A benchmark with accepted answer which shows that this function is faster than accepted answer:

from timeit import timeit

s1 = """
def sum_keys(d):
    return 0 if not isinstance(d, dict) else len(d) + sum(sum_keys(v) for v in d.itervalues())

sum_keys(dict_test)
"""

s2 = """
def count_keys(dict_test):
    return sum(1+count_keys(v) if isinstance(v,dict) else 1 for _,v in dict_test.iteritems())

count_keys(dict_test)
   """

print '1st: ', timeit(stmt=s1,
                      number=1000000,
                      setup="dict_test = {'a': {'c': '2', 'b': '1', 'e': {'f': {1: {5: 'a'}}}, 'd': '3'}}")
print '2nd : ', timeit(stmt=s2,
                       number=1000000,
                       setup="dict_test = {'a': {'c': '2', 'b': '1', 'e': {'f': {1: {5: 'a'}}}, 'd': '3'}}")

result:

1st:  4.65556812286
2nd :  4.09120802879

Upvotes: 9

donkopotamus

Reputation: 23206

Keeping it Simple

If we know all the values are dictionaries, and do not wish to check that any of their values are also dictionaries, then it is as simple as:

len(dict_test) + sum(len(v) for v in dict_test.itervalues())

Refining it a little, to actually check that the values are dictionaries before counting them:

len(dict_test) + sum(len(v) for v in dict_test.itervalues() if isinstance(v, dict))

And finally, if you wish to do an arbitrary depth, something like the following:

def sum_keys(d):
    return (0 if not isinstance(d, dict) 
            else len(d) + sum(sum_keys(v) for v in d.itervalues())

print sum_keys({'key2': {'key_in3': 'value', 'key_in4': 'value'}, 
                'key1': {'key_in2': 'value', 
                         'key_in1': dict(a=2)}})
# => 7

In this last case, we define a function that will be called recursively.

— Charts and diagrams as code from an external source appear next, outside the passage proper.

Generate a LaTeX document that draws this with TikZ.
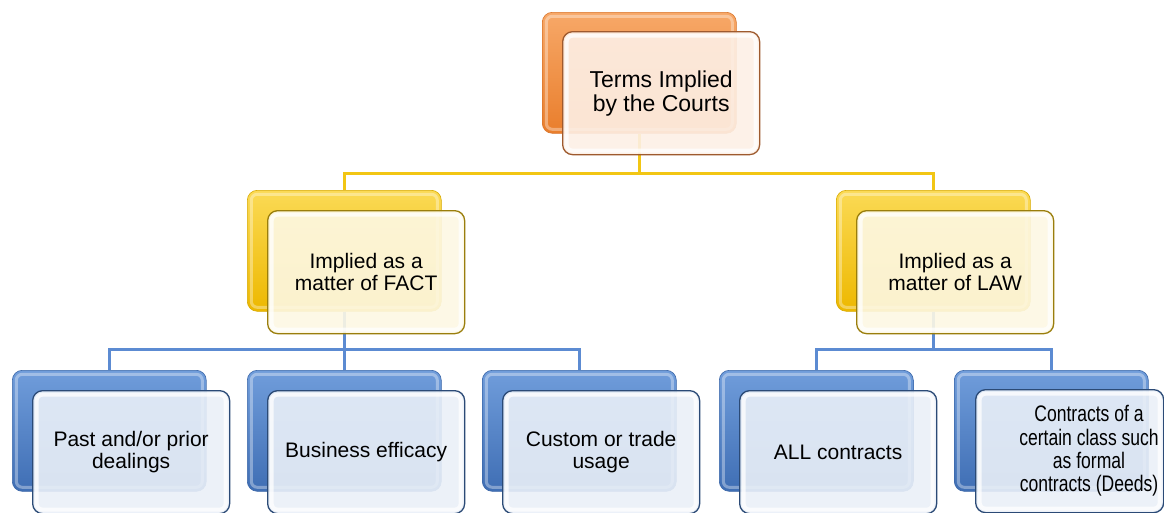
\documentclass[tikz,border=0pt]{standalone}
\usepackage{fontspec}
\setmainfont{Liberation Sans}
\begin{document}
\begin{tikzpicture}[x=1pt,y=-1pt,
  bevel/.style={path picture={\draw[white,opacity=.35,line width=3pt,rounded corners=6pt]
     ([shift={(4pt,-4pt)}]path picture bounding box.north west) rectangle
     ([shift={(-4pt,4pt)}]path picture bounding box.south east);}},
  glass/.style={path picture={\draw[white,opacity=.75,line width=4pt,rounded corners=6pt]
     ([shift={(4pt,-4pt)}]path picture bounding box.north west) rectangle
     ([shift={(-4pt,4pt)}]path picture bounding box.south east);}},
  backbox/.style={rectangle,rounded corners=10pt,anchor=north west,inner sep=0pt,
     minimum width=194pt,minimum height=121pt,bevel},
  frontbox/.style={rectangle,rounded corners=10pt,anchor=north west,inner sep=0pt,
     minimum width=197pt,minimum height=123pt,line width=1.3pt,fill opacity=.9,
     text opacity=1,align=center,glass,font=\fontsize{21}{22}\selectfont},
  backO/.style={backbox,top color=oTop,bottom color=oBot,draw=oEdge,line width=.6pt},
  backY/.style={backbox,top color=yTop,bottom color=yBot,draw=yEdge,line width=.6pt},
  backB/.style={backbox,top color=bTop,bottom color=bBot,draw=bEdge,line width=.6pt},
  frontO/.style={frontbox,fill=oTint,draw=oLine},
  frontY/.style={frontbox,fill=yTint,draw=yLine},
  frontB/.style={frontbox,fill=bTint,draw=bLine},
  yconn/.style={draw=yConn,line width=2.6pt},
  bconn/.style={draw=bConn,line width=2.6pt},
  label/.style={align=center,inner sep=0pt,font=\fontsize{22.5}{23}\selectfont}
]
\definecolor{oTop}{HTML}{F7A868}\definecolor{oBot}{HTML}{E97E2C}\definecolor{oEdge}{HTML}{D9742A}
\definecolor{oTint}{HTML}{FDF0E6}\definecolor{oLine}{HTML}{9E5A2E}
\definecolor{yTop}{HTML}{FBDA55}\definecolor{yBot}{HTML}{EDB800}\definecolor{yEdge}{HTML}{D8AA00}
\definecolor{yTint}{HTML}{FDF8E4}\definecolor{yLine}{HTML}{9A7E0C}
\definecolor{bTop}{HTML}{709DDB}\definecolor{bBot}{HTML}{3F6EB4}\definecolor{bEdge}{HTML}{3A66A8}
\definecolor{bTint}{HTML}{EAF0F8}\definecolor{bLine}{HTML}{2B4A76}
\definecolor{yConn}{HTML}{F2C614}\definecolor{bConn}{HTML}{5C8BD2}

\useasboundingbox[fill=white] (0,0) rectangle (1164,512);

% back boxes
\node[backO] (tB) at (542,12) {};
\node[backY] (lB) at (247,190) {};
\node[backY] (rB) at (836,190) {};
\node[backB] (b1B) at (12,370) {};
\node[backB] (b2B) at (247,370) {};
\node[backB] (b3B) at (482,370) {};
\node[backB] (b4B) at (719,370) {};
\node[backB] (b5B) at (954,370) {};

% connectors
\draw[yconn] (tB.south) -- ++(0,40) -| (lB.north);
\draw[yconn] (tB.south) -- ++(0,40) -| (rB.north);
\draw[bconn] (lB.south) -- ++(0,38) -| (b1B.north);
\draw[bconn] (lB.south) -- ++(0,38) -| (b2B.north);
\draw[bconn] (lB.south) -- ++(0,38) -| (b3B.north);
\draw[bconn] (rB.south) -- ++(0,38) -| (b4B.north);
\draw[bconn] (rB.south) -- ++(0,38) -| (b5B.north);

% front boxes
\node[frontO,font=\fontsize{23}{24}\selectfont] (tF) at (562,31) {Terms Implied\\by the Courts};
\node[frontY] (lF) at (267,210) {Implied as a\\matter of FACT};
\node[frontY] (rF) at (856,210) {Implied as a\\matter of LAW};
\node[frontB] (b1F) at (32,390) {Past and/or prior\\dealings};
\node[frontB] (b2F) at (267,390) {Business efficacy};
\node[frontB] (b3F) at (502,390) {Custom or trade\\usage};
\node[frontB] (b4F) at (739,390) {ALL contracts};
\node[frontB,minimum width=188pt] (b5F) at (975,389) {};
\node[label] (b5T) at (1089,452) {\scalebox{0.78}[1]{\begin{tabular}{@{}c@{}}Contracts of a\\certain class such\\as formal\\contracts (Deeds)\end{tabular}}};
\end{tikzpicture}
\end{document}
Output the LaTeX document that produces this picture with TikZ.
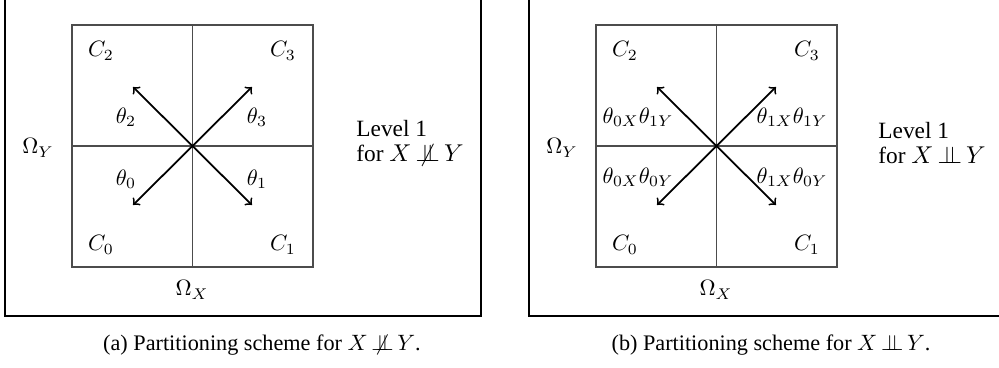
\documentclass[tikz,border=0pt]{standalone}
\usepackage[no-math]{fontspec}
\setmainfont{Liberation Serif}
\usetikzlibrary{positioning}
\newcommand{\indep}{\mkern3mu{\perp\mkern-10mu\perp}\mkern3mu}
\newcommand{\nindep}{\mkern3mu{\perp\mkern-12mu\not\mkern2mu\perp}\mkern3mu}
\tikzset{
  frame/.style={draw,line width=0.5pt},
  cell/.style={draw=black!70,line width=0.5pt},
  prob/.style={->,>=to,thick},
  words/.style={font=\fontsize{10.5}{11.1}\selectfont,align=left,anchor=west,inner sep=0pt},
}
\begin{document}
\begin{tikzpicture}[x=0.45pt,y=-0.45pt]
    \useasboundingbox (0,0) rectangle (999,368);
    \clip (0,0) rectangle (999,368);

    % (a) dependent case
    \draw[frame] (5,-10) rectangle (481,316);
    \draw[cell] (72,25) rectangle (313,267);
    \draw[cell] (192.5,25)--(192.5,267);
    \draw[cell] (72,146)--(313,146);
    \coordinate (oa) at (192.5,146);
    \coordinate (a0) at (133,205);
    \coordinate (a1) at (252,205);
    \coordinate (a2) at (133,87);
    \coordinate (a3) at (252,87);
    \draw[prob] (oa)--(a0);
    \draw[prob] (oa)--(a1);
    \draw[prob] (oa)--(a2);
    \draw[prob] (oa)--(a3);
    \node (ca0) at (101,245) {\(C_0\)};
    \node (ca1) at (283,245) {\(C_1\)};
    \node (ca2) at (101,51) {\(C_2\)};
    \node (ca3) at (283,51) {\(C_3\)};
    \node (ta0) at (126,179) {\(\theta_0\)};
    \node (ta1) at (257,179) {\(\theta_1\)};
    \node (ta2) at (126,117) {\(\theta_2\)};
    \node (ta3) at (257,117) {\(\theta_3\)};
    \node (oya) at (38,148) {\(\Omega_Y\)};
    \node (oxa) at (192,290) {\(\Omega_X\)};
    \node[words] (lva) at (356,143) {Level 1\\for \(X\nindep Y\)};
    \node (capa) at (262,345) {(a) Partitioning scheme for \(X\nindep Y\).};

    % (b) independent case
    \draw[frame] (529,-10) rectangle (1010,316);
    \draw[cell] (596,25) rectangle (837,267);
    \draw[cell] (716.5,25)--(716.5,267);
    \draw[cell] (596,146)--(837,146);
    \coordinate (ob) at (716.5,146);
    \coordinate (b0) at (657,205);
    \coordinate (b1) at (776,205);
    \coordinate (b2) at (657,87);
    \coordinate (b3) at (776,87);
    \draw[prob] (ob)--(b0);
    \draw[prob] (ob)--(b1);
    \draw[prob] (ob)--(b2);
    \draw[prob] (ob)--(b3);
    \node (cb0) at (625,245) {\(C_0\)};
    \node (cb1) at (807,245) {\(C_1\)};
    \node (cb2) at (625,51) {\(C_2\)};
    \node (cb3) at (807,51) {\(C_3\)};
    \node (tb0) at (638,177) {\(\theta_{0X}\theta_{0Y}\)};
    \node (tb1) at (792,177) {\(\theta_{1X}\theta_{0Y}\)};
    \node (tb2) at (638,117) {\(\theta_{0X}\theta_{1Y}\)};
    \node (tb3) at (792,117) {\(\theta_{1X}\theta_{1Y}\)};
    \node (oyb) at (562,148) {\(\Omega_Y\)};
    \node (oxb) at (716,290) {\(\Omega_X\)};
    \node[words] (lvb) at (878,143) {Level 1\\for \(X\indep Y\)};
    \node (capb) at (771,345) {(b) Partitioning scheme for \(X\indep Y\).};
\end{tikzpicture}
\end{document}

Given a value d, we return either:

0 if that value is not a dictionary; or
the number of keys in the dictionary, plus the total of keys in all of our children.

Making it Faster

The above is a succinct and easily understood approach. We can get a little faster using a generator:

def _counter(d):
    # how many keys do we have?
    yield len(d)

    # stream the key counts of our children
    for v in d.itervalues():
        if isinstance(v, dict):
            for x in _counter(v):
                yield x

def count_faster(d):
    return sum(_counter(d))

This gets us a bit more performance:

In [1]: %timeit sum_keys(dict_test)
100000 loops, best of 3: 4.12 µs per loop

In [2]: %timeit count_faster(dict_test)
100000 loops, best of 3: 3.29 µs per loop

Upvotes: 34

Sede

Reputation: 61263

Using a generator function and the yield from syntax new in Python 3.x. This will work for an arbitrary nested dictionary

>>> from collections import Mapping
>>> def count_keys(mydict):
...     for key, value in mydict.items():
...         if isinstance(value, Mapping):
...             yield from count_keys(value)
...     yield len(mydict)
... 
>>> dict_test = {'key2': {'key_in3': 'value', 'key_in4': 'value'}, 'key1': {'key_in2': 'value', 'key_in1': 'value'}}
>>> sum(count_keys(dict_test))
6

In Python 2.x you need a to do this:

>>> def count_keys(mydict):
...     for key, value in mydict.items():
...         if isinstance(value, Mapping):
...             for item in count_keys(value):
...                 yield 1
...         yield 1
... 
>>> sum(count_keys(dict_test))
6

Upvotes: 6

Dharmik

Reputation: 445

Here is the recursive function to find the nested dictionaries' total number of keys...

s=0
def recurse(v):
   if type(v)==type({}):
     for k in v.keys():
      global s
      s+=1
      recurse(v[k])

Upvotes: 5

phil_20686

Reputation: 4080

len(dict) will return the number of keys in a dictionary, so, assuming you know how nested it is and that all the values are dictionaries:

counter = len(outer_dict)
for v in outer_dict.values :
    counter += len(v)

You can wrap this in a list comprehension :

counter = len(outer_dict)
counter += sum([len(inner_dict) for inner_dict in outer_dict.values])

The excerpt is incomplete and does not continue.